#### Work to complete
Can you output the material exactly as written, minus any pictures it holds?

*** Available data

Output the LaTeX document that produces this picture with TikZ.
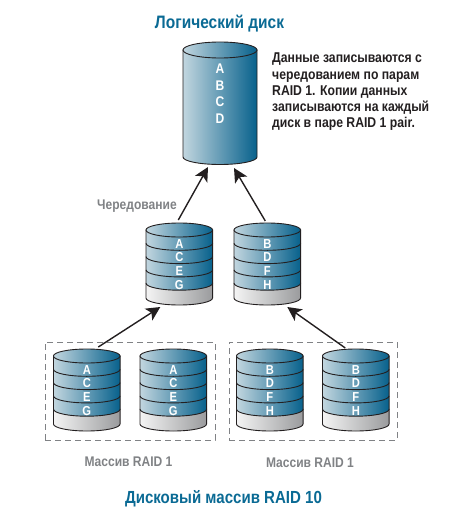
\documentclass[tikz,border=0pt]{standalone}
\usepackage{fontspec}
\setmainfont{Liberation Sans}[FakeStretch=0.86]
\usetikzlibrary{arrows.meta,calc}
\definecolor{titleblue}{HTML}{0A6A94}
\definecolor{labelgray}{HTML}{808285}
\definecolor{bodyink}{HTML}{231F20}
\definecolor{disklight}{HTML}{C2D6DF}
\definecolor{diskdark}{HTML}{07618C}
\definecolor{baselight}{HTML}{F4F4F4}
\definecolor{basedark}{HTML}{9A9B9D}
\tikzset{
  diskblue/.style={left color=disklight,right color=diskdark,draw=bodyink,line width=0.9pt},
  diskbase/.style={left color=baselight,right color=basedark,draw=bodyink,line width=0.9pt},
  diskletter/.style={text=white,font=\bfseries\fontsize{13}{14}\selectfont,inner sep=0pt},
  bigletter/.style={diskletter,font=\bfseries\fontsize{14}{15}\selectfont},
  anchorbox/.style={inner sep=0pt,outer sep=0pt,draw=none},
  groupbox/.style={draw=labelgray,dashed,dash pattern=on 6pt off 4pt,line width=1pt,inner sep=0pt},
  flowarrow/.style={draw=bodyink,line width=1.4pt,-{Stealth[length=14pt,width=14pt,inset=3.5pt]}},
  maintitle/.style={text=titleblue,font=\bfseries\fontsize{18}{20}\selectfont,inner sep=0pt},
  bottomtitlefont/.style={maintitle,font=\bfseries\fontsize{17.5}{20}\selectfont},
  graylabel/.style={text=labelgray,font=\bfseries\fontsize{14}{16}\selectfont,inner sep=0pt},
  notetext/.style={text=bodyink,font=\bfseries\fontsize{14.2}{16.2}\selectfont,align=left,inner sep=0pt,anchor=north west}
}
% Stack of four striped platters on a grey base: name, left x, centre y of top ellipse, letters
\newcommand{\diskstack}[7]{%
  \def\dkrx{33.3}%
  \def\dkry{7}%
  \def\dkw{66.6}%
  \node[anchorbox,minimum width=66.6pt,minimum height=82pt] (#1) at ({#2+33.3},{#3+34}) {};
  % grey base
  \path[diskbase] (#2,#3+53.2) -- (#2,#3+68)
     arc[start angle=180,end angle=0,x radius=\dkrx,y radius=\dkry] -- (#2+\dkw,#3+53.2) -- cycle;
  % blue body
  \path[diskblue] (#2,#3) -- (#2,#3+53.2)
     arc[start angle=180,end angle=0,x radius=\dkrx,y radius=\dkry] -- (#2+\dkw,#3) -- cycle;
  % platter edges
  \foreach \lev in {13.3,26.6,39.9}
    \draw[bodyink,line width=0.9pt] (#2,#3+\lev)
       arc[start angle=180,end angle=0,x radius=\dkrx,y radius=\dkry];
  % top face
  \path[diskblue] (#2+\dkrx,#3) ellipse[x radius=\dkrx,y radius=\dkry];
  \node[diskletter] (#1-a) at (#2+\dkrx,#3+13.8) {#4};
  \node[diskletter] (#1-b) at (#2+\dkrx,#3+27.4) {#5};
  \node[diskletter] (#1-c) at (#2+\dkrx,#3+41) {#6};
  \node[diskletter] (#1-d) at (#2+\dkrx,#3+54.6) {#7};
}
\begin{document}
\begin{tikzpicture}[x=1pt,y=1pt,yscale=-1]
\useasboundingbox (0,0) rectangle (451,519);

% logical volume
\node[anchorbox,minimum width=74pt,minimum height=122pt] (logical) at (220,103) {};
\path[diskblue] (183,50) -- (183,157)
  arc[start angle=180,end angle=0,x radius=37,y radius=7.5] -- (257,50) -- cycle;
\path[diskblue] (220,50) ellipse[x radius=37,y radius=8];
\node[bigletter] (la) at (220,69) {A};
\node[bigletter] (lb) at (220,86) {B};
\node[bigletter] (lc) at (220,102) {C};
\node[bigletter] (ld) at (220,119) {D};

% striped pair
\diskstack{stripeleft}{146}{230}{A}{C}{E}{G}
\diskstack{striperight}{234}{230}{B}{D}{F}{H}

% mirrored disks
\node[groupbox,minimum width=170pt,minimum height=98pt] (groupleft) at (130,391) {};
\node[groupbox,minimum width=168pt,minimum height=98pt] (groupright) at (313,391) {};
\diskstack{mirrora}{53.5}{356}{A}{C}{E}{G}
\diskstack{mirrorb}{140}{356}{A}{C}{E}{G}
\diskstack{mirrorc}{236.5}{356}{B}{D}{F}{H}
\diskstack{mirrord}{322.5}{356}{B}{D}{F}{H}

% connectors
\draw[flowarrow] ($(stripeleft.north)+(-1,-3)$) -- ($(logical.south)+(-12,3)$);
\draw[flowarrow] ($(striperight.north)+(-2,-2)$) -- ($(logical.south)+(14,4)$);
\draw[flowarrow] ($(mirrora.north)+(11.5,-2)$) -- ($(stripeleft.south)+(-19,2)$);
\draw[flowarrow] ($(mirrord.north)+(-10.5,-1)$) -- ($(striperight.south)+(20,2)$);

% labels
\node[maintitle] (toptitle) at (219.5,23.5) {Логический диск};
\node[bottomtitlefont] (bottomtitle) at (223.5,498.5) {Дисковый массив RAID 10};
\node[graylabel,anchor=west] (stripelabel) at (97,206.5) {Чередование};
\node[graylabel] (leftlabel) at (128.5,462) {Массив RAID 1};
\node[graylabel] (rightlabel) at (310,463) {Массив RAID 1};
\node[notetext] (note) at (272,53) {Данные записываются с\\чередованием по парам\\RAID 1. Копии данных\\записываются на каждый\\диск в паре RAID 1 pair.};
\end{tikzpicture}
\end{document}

******

#### Written solution
Output the LaTeX document that produces this picture with TikZ.
\documentclass[tikz,border=0pt]{standalone}
\usepackage{fontspec}
\setmainfont{Liberation Sans}[FakeStretch=0.86]
\usetikzlibrary{arrows.meta,calc}
\definecolor{titleblue}{HTML}{0A6A94}
\definecolor{labelgray}{HTML}{808285}
\definecolor{bodyink}{HTML}{231F20}
\definecolor{disklight}{HTML}{C2D6DF}
\definecolor{diskdark}{HTML}{07618C}
\definecolor{baselight}{HTML}{F4F4F4}
\definecolor{basedark}{HTML}{9A9B9D}
\tikzset{
  diskblue/.style={left color=disklight,right color=diskdark,draw=bodyink,line width=0.9pt},
  diskbase/.style={left color=baselight,right color=basedark,draw=bodyink,line width=0.9pt},
  diskletter/.style={text=white,font=\bfseries\fontsize{13}{14}\selectfont,inner sep=0pt},
  bigletter/.style={diskletter,font=\bfseries\fontsize{14}{15}\selectfont},
  anchorbox/.style={inner sep=0pt,outer sep=0pt,draw=none},
  groupbox/.style={draw=labelgray,dashed,dash pattern=on 6pt off 4pt,line width=1pt,inner sep=0pt},
  flowarrow/.style={draw=bodyink,line width=1.4pt,-{Stealth[length=14pt,width=14pt,inset=3.5pt]}},
  maintitle/.style={text=titleblue,font=\bfseries\fontsize{18}{20}\selectfont,inner sep=0pt},
  bottomtitlefont/.style={maintitle,font=\bfseries\fontsize{17.5}{20}\selectfont},
  graylabel/.style={text=labelgray,font=\bfseries\fontsize{14}{16}\selectfont,inner sep=0pt},
  notetext/.style={text=bodyink,font=\bfseries\fontsize{14.2}{16.2}\selectfont,align=left,inner sep=0pt,anchor=north west}
}
% Stack of four striped platters on a grey base: name, left x, centre y of top ellipse, letters
\newcommand{\diskstack}[7]{%
  \def\dkrx{33.3}%
  \def\dkry{7}%
  \def\dkw{66.6}%
  \node[anchorbox,minimum width=66.6pt,minimum height=82pt] (#1) at ({#2+33.3},{#3+34}) {};
  % grey base
  \path[diskbase] (#2,#3+53.2) -- (#2,#3+68)
     arc[start angle=180,end angle=0,x radius=\dkrx,y radius=\dkry] -- (#2+\dkw,#3+53.2) -- cycle;
  % blue body
  \path[diskblue] (#2,#3) -- (#2,#3+53.2)
     arc[start angle=180,end angle=0,x radius=\dkrx,y radius=\dkry] -- (#2+\dkw,#3) -- cycle;
  % platter edges
  \foreach \lev in {13.3,26.6,39.9}
    \draw[bodyink,line width=0.9pt] (#2,#3+\lev)
       arc[start angle=180,end angle=0,x radius=\dkrx,y radius=\dkry];
  % top face
  \path[diskblue] (#2+\dkrx,#3) ellipse[x radius=\dkrx,y radius=\dkry];
  \node[diskletter] (#1-a) at (#2+\dkrx,#3+13.8) {#4};
  \node[diskletter] (#1-b) at (#2+\dkrx,#3+27.4) {#5};
  \node[diskletter] (#1-c) at (#2+\dkrx,#3+41) {#6};
  \node[diskletter] (#1-d) at (#2+\dkrx,#3+54.6) {#7};
}
\begin{document}
\begin{tikzpicture}[x=1pt,y=1pt,yscale=-1]
\useasboundingbox (0,0) rectangle (451,519);

% logical volume
\node[anchorbox,minimum width=74pt,minimum height=122pt] (logical) at (220,103) {};
\path[diskblue] (183,50) -- (183,157)
  arc[start angle=180,end angle=0,x radius=37,y radius=7.5] -- (257,50) -- cycle;
\path[diskblue] (220,50) ellipse[x radius=37,y radius=8];
\node[bigletter] (la) at (220,69) {A};
\node[bigletter] (lb) at (220,86) {B};
\node[bigletter] (lc) at (220,102) {C};
\node[bigletter] (ld) at (220,119) {D};

% striped pair
\diskstack{stripeleft}{146}{230}{A}{C}{E}{G}
\diskstack{striperight}{234}{230}{B}{D}{F}{H}

% mirrored disks
\node[groupbox,minimum width=170pt,minimum height=98pt] (groupleft) at (130,391) {};
\node[groupbox,minimum width=168pt,minimum height=98pt] (groupright) at (313,391) {};
\diskstack{mirrora}{53.5}{356}{A}{C}{E}{G}
\diskstack{mirrorb}{140}{356}{A}{C}{E}{G}
\diskstack{mirrorc}{236.5}{356}{B}{D}{F}{H}
\diskstack{mirrord}{322.5}{356}{B}{D}{F}{H}

% connectors
\draw[flowarrow] ($(stripeleft.north)+(-1,-3)$) -- ($(logical.south)+(-12,3)$);
\draw[flowarrow] ($(striperight.north)+(-2,-2)$) -- ($(logical.south)+(14,4)$);
\draw[flowarrow] ($(mirrora.north)+(11.5,-2)$) -- ($(stripeleft.south)+(-19,2)$);
\draw[flowarrow] ($(mirrord.north)+(-10.5,-1)$) -- ($(striperight.south)+(20,2)$);

% labels
\node[maintitle] (toptitle) at (219.5,23.5) {Логический диск};
\node[bottomtitlefont] (bottomtitle) at (223.5,498.5) {Дисковый массив RAID 10};
\node[graylabel,anchor=west] (stripelabel) at (97,206.5) {Чередование};
\node[graylabel] (leftlabel) at (128.5,462) {Массив RAID 1};
\node[graylabel] (rightlabel) at (310,463) {Массив RAID 1};
\node[notetext] (note) at (272,53) {Данные записываются с\\чередованием по парам\\RAID 1. Копии данных\\записываются на каждый\\диск в паре RAID 1 pair.};
\end{tikzpicture}
\end{document}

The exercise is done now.